It’s 4:23 AM, the morning after Emilia’s birth and I cannot sleep. Every once in a while she stirs next to me and I reach out to stroke her face and she quiets immediately. It’s incredible how she maneuvered her face and body toward me after being put to sleep on her back. Brian sleeps on my other side. Resting between the two of them, I feel like my heart may burst. I’m so in love.
It’s so vivid, the moment the doctor told me to “look down” because she was out. It seemed so sudden but there she was, scrunched eyes and flailing limbs, dripping wet — but not with blood. And so warm. A nurse placed her on me immediately, which I’d requested in my birth preferences, but surprised me a bit. I think I was just in total shock at how fast she arrived. I was pushing, there was so much pain, and then she was here. Brian cut the cord. It was a blur.
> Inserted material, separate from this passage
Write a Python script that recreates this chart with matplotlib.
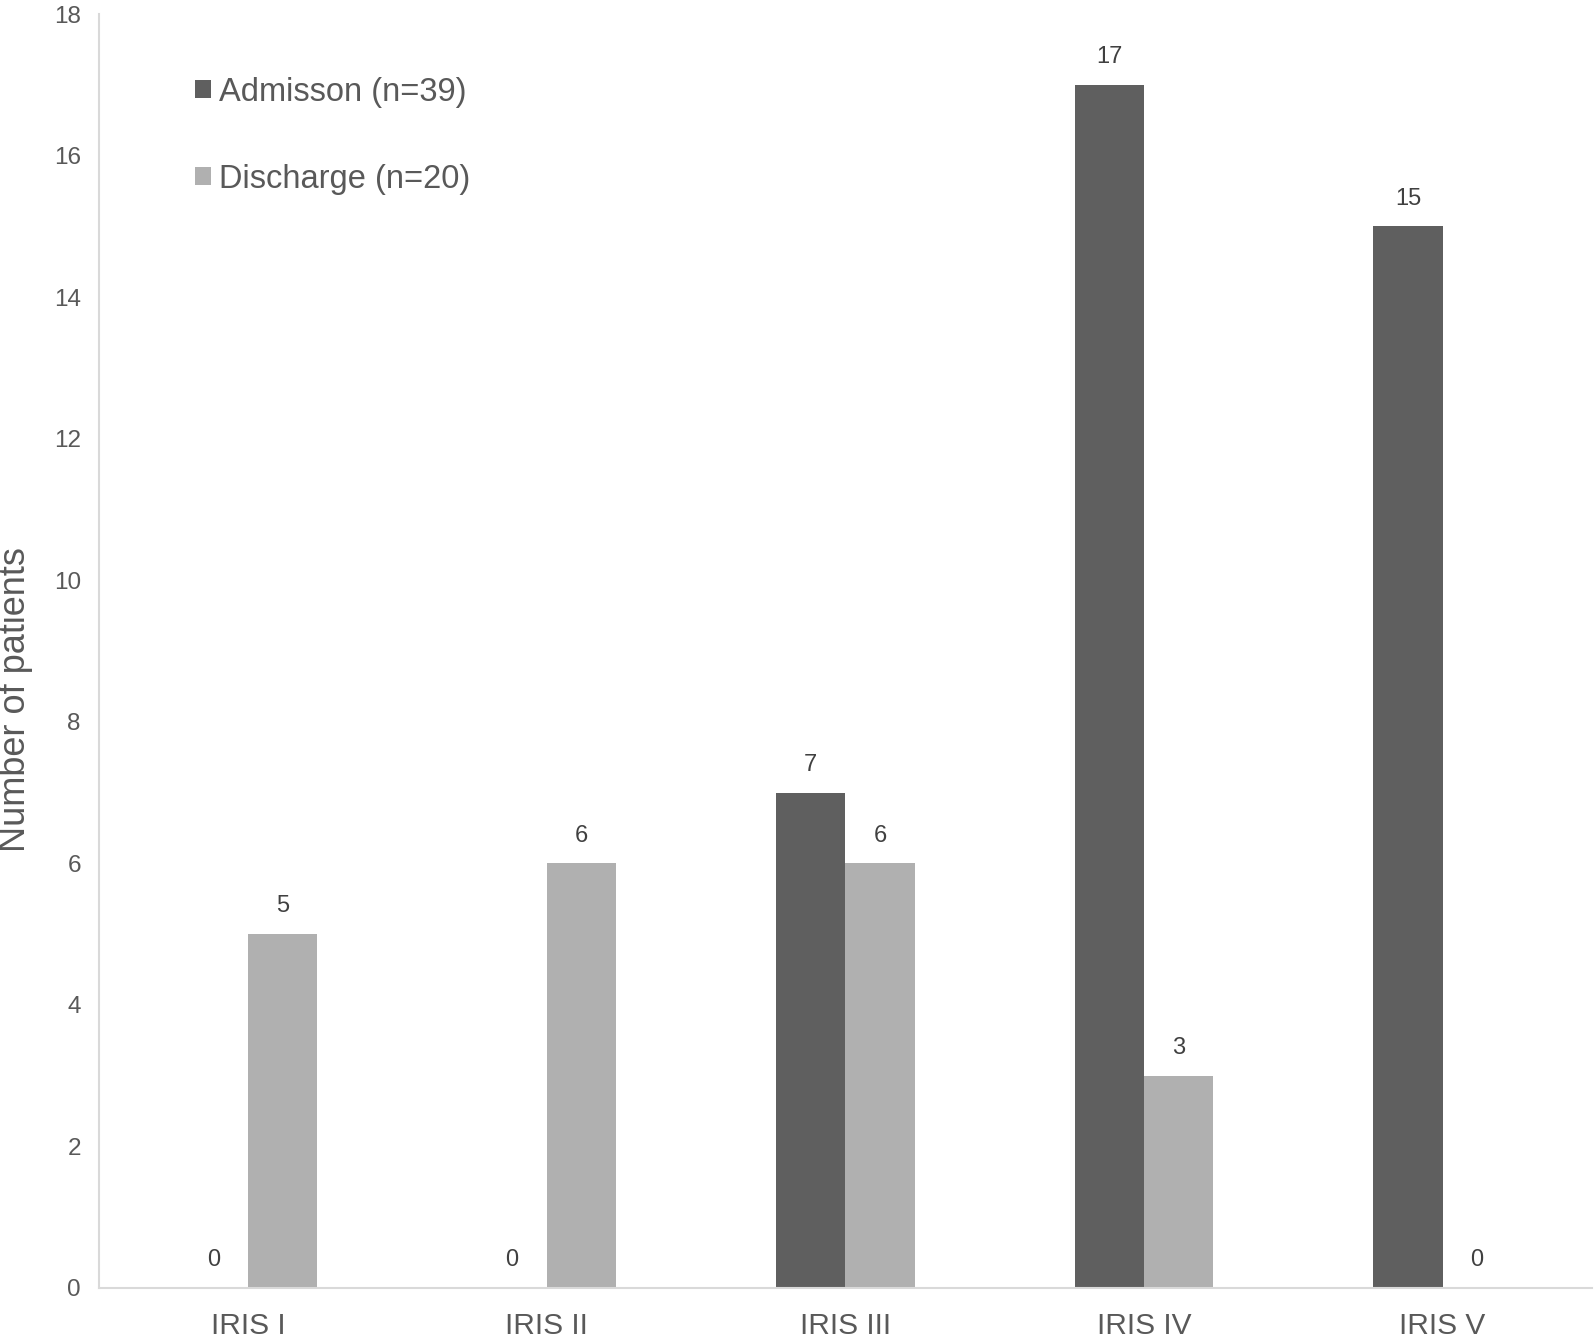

Leading up to this moment was crazy. Both at home, when I was in denial that I was in labor, and during the two hour delivery at the hospital, Brian was incredible. I never would have survived without him. He scratched me to distract from the pain, jammed his fist into the knot of pain in my lower back during transition (although we didn’t know that’s what was happening then) and repeatedly told me how great I was doing. And that I “was doing it” every time I said I couldn’t. I never once saw a terrified look in his eyes and it helped me stay strong. Between the waves of pain, I rested and he soothed me. And when my body took over and started pushing her out the second I was allowed to stand up from the hospital bed, he ran to find a nurse. Immediately, he returned with my doctor who quickly recognized that I was a lot more progressed than anyone had realized and was ready to push. Like I said, he was amazing.
The pain in my back was excruciating; I thought I’d die. I felt like I was on fire, I was so hot. I remember feeling the air kick-in and focusing on how incredible it felt to feel cool finally. It was such a small thing to fixate on, but it helped me ride out a few contractions, focusing on the coolness. I now know that I was forced to experience the worst part of labor — transition — lying on my back in the hospital bed so the baby’s heart rate could be monitored and I could get an IV of fluids and some penicillin.
The moment they let me get out of the bed, my body took over and started bearing down and I panicked, thinking I wasn’t dilated enough and would destroy my cervix, but it was time to push. I’d transitioned from 5 to 10 centimeters in about 45 minutes. Then she was here.
I know I should rest, but the adrenaline is keeping me up. I’m so in love.